▶ PROMPT
For the entries below, copy exactly the line that contains "Clone this chart in Bokeh." through the line that contains "from bokeh.resources import INLINE", both ends included, and exclude all pictures.

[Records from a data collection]
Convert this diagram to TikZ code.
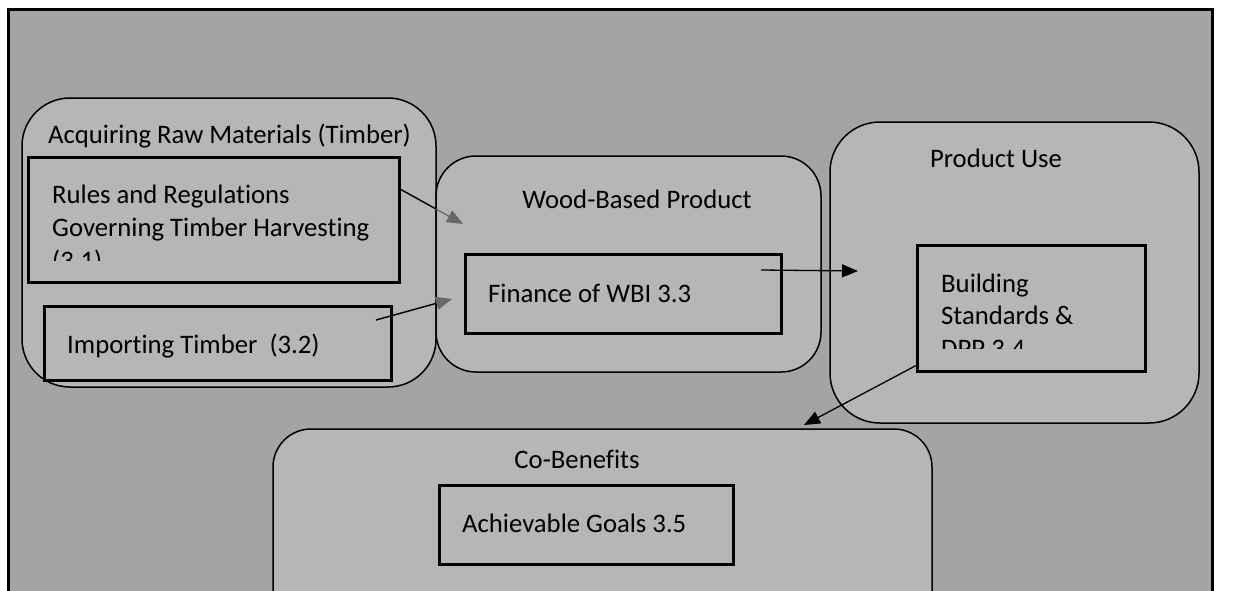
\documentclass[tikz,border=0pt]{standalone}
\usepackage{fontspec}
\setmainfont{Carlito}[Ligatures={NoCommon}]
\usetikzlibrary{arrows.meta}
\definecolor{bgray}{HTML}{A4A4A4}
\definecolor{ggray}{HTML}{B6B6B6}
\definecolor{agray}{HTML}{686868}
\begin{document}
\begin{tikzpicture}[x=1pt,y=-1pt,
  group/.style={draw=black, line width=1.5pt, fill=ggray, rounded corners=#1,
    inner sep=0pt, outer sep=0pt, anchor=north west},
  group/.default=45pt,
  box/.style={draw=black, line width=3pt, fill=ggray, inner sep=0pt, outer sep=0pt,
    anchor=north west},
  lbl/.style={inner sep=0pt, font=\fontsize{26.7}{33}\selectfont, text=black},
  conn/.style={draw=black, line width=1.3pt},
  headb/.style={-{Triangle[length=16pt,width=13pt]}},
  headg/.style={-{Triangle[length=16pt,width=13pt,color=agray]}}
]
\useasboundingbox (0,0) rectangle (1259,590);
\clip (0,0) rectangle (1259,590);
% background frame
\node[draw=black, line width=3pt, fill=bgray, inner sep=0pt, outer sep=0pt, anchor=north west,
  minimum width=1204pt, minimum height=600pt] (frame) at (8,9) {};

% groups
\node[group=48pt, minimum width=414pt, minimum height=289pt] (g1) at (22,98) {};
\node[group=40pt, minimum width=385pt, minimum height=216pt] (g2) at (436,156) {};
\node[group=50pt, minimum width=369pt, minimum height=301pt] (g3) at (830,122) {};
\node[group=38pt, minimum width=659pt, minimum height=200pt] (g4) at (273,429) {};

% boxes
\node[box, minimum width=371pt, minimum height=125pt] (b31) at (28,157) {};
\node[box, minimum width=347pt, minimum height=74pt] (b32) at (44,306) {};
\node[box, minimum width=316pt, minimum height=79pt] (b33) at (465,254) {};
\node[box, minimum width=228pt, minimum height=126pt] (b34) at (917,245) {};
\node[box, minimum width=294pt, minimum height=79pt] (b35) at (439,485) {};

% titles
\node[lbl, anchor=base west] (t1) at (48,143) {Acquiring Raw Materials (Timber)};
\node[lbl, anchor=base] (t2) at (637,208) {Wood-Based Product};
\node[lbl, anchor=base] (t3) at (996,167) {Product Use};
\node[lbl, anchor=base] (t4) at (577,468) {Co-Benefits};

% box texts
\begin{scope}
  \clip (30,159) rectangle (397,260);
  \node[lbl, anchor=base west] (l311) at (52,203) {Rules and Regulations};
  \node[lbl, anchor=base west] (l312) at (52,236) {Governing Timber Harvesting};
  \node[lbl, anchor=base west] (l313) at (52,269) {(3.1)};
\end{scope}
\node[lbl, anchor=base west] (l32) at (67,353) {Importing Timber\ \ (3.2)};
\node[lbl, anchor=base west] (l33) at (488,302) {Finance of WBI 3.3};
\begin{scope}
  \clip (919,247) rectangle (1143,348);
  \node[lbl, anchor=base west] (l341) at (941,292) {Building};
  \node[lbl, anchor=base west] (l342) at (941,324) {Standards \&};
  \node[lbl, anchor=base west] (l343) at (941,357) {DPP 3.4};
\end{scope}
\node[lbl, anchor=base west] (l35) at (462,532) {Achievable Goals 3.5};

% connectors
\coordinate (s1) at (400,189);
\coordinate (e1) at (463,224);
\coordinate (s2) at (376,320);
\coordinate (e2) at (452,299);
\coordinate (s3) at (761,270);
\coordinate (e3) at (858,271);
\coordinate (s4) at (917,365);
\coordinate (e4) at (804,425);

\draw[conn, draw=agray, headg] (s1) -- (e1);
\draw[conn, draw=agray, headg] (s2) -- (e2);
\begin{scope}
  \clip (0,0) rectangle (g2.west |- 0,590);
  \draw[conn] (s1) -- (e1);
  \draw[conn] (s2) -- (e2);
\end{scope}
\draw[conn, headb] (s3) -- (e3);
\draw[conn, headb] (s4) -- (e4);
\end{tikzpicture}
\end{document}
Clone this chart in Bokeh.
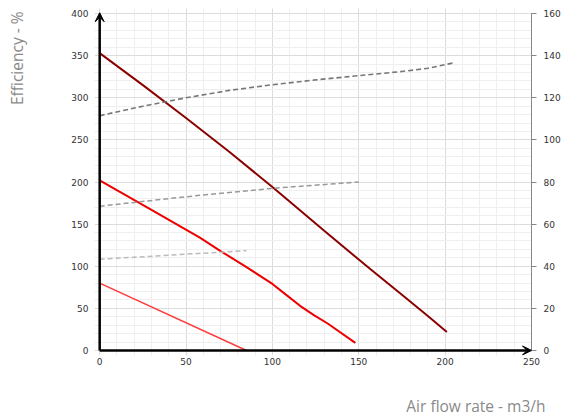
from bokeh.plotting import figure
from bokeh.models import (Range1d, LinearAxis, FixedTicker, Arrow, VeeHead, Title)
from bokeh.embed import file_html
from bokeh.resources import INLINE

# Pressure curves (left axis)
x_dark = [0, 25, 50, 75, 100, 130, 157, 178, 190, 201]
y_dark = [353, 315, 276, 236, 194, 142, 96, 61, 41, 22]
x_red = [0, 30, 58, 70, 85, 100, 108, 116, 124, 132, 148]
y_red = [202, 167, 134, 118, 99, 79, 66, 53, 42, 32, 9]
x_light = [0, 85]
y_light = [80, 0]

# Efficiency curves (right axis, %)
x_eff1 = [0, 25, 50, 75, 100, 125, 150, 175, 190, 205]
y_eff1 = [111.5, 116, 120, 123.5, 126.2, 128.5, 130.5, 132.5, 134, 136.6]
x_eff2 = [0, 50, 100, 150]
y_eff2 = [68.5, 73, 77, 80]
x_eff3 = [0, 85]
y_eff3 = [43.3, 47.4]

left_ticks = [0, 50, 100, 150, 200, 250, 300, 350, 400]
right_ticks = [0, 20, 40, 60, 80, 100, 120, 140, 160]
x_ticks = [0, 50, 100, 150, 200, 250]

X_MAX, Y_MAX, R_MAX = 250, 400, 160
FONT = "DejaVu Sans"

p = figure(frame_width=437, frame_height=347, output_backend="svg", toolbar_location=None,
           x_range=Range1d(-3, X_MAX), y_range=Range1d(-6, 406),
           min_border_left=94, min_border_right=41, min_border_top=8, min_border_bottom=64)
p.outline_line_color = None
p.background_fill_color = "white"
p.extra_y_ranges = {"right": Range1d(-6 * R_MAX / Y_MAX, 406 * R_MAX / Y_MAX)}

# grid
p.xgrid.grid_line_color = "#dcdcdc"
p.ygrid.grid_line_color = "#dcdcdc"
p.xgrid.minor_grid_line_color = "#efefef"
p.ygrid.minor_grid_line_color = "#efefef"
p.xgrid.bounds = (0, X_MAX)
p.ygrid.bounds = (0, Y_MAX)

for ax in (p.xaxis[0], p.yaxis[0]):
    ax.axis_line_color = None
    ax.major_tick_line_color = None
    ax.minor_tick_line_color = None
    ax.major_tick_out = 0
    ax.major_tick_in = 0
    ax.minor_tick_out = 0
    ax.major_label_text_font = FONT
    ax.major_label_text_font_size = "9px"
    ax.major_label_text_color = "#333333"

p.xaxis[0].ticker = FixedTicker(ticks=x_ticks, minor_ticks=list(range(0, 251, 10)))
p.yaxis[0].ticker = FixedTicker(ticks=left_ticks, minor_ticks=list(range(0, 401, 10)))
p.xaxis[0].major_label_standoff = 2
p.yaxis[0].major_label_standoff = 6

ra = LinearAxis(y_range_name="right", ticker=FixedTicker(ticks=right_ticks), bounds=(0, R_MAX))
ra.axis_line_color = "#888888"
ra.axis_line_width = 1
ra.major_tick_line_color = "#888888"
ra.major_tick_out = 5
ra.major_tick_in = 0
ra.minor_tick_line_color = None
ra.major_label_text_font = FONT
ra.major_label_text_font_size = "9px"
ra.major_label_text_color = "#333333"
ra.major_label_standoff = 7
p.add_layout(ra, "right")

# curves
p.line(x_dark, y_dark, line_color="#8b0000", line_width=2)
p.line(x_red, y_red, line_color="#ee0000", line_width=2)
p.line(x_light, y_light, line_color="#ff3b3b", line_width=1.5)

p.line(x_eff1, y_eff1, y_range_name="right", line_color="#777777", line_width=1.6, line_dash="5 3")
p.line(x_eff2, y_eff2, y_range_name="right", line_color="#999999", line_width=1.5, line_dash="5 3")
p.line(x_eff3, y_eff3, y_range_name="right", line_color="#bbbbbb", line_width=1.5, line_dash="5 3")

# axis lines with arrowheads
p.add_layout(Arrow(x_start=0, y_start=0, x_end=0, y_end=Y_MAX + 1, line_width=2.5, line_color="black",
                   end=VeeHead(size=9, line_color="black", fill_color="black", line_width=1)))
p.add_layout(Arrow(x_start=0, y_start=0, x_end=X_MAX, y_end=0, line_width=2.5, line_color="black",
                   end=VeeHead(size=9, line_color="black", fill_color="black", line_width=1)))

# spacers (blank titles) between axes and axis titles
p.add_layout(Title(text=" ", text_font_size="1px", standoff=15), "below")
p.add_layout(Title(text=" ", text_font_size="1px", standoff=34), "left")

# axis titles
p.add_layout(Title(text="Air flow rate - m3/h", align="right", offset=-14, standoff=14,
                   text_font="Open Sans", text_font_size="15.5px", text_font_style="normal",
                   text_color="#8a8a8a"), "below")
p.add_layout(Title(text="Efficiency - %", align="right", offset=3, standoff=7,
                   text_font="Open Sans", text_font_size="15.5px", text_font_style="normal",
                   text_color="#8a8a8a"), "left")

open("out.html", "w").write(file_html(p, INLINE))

▶ COMPLETE RESPONSE
Clone this chart in Bokeh.
from bokeh.plotting import figure
from bokeh.models import (Range1d, LinearAxis, FixedTicker, Arrow, VeeHead, Title)
from bokeh.embed import file_html
from bokeh.resources import INLINE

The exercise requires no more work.